▶ _Data for this exercise_:
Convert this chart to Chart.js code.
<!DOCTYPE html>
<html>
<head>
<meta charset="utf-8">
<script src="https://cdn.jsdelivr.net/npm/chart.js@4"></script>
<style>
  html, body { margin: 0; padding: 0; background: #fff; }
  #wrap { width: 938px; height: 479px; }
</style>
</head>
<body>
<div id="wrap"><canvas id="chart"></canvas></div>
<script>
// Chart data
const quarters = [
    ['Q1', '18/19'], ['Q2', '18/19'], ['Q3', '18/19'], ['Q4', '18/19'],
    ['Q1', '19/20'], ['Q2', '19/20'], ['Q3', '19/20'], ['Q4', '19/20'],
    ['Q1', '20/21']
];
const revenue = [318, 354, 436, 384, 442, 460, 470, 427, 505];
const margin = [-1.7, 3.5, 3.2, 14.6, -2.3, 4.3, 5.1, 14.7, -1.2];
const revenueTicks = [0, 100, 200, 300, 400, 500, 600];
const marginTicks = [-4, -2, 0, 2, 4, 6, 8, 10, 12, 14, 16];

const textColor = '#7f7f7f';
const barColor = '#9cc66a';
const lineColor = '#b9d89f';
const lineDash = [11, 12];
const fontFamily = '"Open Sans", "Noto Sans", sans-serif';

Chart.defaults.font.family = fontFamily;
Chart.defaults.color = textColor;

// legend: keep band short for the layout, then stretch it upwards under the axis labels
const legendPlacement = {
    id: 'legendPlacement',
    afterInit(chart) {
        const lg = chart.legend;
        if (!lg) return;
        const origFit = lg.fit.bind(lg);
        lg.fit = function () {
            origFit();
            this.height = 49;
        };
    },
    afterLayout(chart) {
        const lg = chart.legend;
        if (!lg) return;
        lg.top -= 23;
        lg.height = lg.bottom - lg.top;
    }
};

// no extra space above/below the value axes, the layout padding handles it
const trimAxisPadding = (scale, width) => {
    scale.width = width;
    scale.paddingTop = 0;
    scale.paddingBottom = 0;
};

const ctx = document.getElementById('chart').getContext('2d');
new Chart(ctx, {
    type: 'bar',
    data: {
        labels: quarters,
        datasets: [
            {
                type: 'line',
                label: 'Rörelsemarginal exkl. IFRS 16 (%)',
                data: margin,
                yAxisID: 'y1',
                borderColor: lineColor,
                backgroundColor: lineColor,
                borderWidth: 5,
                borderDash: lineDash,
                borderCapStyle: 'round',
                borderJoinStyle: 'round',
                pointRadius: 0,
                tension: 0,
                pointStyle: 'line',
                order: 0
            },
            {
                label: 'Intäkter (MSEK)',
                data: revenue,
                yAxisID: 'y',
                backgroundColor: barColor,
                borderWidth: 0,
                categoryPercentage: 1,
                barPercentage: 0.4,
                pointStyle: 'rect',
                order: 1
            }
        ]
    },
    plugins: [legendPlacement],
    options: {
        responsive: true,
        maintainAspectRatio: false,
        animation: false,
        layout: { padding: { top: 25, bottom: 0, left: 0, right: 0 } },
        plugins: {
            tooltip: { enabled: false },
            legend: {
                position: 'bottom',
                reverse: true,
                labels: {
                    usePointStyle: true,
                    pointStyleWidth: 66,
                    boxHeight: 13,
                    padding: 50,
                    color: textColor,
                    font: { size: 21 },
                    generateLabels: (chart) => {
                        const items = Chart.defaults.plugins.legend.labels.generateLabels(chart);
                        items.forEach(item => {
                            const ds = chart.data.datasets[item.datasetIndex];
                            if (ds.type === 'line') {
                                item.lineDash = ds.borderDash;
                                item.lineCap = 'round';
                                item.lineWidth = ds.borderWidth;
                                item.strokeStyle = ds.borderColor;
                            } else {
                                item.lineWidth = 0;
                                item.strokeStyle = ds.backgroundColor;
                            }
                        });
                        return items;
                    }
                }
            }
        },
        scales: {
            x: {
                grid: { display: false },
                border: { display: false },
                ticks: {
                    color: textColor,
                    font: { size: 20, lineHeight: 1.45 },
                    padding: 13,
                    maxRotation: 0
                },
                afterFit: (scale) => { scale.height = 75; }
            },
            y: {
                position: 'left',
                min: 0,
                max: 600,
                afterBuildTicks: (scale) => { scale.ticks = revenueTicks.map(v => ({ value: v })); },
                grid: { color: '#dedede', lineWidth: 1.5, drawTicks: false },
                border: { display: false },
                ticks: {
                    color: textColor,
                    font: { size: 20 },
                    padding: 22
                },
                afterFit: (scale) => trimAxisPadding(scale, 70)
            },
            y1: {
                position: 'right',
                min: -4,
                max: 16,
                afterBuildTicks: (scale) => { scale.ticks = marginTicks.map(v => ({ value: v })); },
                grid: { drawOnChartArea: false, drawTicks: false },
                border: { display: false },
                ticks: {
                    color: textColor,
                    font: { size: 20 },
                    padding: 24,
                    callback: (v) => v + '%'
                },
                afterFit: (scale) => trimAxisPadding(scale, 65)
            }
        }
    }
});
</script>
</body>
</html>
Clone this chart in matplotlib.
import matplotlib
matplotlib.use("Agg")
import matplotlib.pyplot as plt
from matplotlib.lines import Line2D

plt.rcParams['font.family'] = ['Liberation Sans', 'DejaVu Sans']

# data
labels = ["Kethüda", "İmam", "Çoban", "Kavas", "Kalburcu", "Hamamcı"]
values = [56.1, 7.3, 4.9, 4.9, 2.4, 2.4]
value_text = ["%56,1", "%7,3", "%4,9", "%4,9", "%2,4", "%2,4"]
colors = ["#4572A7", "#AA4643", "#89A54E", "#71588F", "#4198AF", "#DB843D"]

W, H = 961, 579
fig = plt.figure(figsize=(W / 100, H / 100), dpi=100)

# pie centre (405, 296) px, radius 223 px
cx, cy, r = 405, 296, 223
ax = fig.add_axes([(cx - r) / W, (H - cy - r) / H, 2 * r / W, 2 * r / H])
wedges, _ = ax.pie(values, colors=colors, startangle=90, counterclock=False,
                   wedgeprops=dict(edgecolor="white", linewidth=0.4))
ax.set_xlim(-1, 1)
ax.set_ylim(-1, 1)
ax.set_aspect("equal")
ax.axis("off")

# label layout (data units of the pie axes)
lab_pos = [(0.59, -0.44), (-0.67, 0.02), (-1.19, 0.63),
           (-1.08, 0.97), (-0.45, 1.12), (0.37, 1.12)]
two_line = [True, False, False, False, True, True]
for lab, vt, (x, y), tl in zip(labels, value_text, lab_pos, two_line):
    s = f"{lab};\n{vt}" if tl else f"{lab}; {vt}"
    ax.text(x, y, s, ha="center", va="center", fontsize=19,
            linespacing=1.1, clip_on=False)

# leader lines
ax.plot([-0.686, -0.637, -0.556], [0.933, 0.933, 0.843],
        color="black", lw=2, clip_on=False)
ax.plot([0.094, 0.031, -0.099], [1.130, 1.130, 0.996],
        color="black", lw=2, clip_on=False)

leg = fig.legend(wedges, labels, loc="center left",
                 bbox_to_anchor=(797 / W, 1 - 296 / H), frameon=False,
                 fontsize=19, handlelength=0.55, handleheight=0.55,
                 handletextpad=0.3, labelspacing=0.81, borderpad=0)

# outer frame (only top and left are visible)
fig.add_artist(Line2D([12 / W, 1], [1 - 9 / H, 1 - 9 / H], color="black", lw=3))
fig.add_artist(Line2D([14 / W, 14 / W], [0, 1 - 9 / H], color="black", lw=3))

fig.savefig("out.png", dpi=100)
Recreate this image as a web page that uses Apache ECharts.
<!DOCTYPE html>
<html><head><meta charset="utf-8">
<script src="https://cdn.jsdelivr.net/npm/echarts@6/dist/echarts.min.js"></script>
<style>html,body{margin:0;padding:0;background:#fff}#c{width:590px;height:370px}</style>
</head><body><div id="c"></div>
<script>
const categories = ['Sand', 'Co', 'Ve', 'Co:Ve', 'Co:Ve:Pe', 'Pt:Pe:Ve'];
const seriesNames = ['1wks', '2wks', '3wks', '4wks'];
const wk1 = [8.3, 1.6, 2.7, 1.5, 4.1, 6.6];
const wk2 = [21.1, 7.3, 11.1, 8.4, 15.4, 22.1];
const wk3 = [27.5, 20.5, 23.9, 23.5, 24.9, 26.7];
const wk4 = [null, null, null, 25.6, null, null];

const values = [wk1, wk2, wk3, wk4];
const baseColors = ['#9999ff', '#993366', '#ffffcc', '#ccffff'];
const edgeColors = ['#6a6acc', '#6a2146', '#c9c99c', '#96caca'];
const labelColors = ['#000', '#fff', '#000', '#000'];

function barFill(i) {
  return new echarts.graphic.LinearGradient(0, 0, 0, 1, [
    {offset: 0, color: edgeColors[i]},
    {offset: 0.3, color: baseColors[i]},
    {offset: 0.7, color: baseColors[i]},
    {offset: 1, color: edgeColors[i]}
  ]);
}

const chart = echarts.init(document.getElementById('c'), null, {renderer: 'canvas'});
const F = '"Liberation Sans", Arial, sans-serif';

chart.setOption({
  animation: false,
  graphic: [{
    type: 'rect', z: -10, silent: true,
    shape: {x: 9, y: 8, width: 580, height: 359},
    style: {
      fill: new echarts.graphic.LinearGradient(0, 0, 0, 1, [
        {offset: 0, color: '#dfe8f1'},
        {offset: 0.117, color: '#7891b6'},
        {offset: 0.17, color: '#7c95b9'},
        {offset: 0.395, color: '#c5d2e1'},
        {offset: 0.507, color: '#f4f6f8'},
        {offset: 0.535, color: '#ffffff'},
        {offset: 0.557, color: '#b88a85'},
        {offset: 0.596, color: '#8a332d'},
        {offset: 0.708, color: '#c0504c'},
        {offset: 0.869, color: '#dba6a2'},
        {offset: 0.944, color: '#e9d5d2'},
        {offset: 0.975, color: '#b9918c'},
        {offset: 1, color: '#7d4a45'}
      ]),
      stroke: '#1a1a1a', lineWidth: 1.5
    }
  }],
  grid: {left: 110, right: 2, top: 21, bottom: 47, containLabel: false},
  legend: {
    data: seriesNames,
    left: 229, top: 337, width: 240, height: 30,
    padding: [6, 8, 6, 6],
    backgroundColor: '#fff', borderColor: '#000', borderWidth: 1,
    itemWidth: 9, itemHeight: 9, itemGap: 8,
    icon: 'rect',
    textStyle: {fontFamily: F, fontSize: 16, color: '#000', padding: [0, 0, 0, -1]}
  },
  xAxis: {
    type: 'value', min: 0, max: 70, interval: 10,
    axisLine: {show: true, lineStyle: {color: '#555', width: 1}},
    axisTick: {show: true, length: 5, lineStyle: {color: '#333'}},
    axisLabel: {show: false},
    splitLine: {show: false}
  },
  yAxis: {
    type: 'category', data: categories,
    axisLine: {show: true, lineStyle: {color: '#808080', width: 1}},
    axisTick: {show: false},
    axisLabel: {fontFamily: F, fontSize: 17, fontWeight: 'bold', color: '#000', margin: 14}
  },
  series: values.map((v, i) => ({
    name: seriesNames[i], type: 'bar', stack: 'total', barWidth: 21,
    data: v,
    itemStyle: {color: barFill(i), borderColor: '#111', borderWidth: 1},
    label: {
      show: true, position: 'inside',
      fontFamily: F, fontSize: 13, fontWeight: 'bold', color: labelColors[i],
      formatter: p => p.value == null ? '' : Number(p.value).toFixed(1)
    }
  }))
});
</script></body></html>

▶ _To do_: Copy each line of the listing that holds the word "matplotlib".

▶ _Exercise response_:
Clone this chart in matplotlib.
import matplotlib
matplotlib.use("Agg")
import matplotlib.pyplot as plt
from matplotlib.lines import Line2D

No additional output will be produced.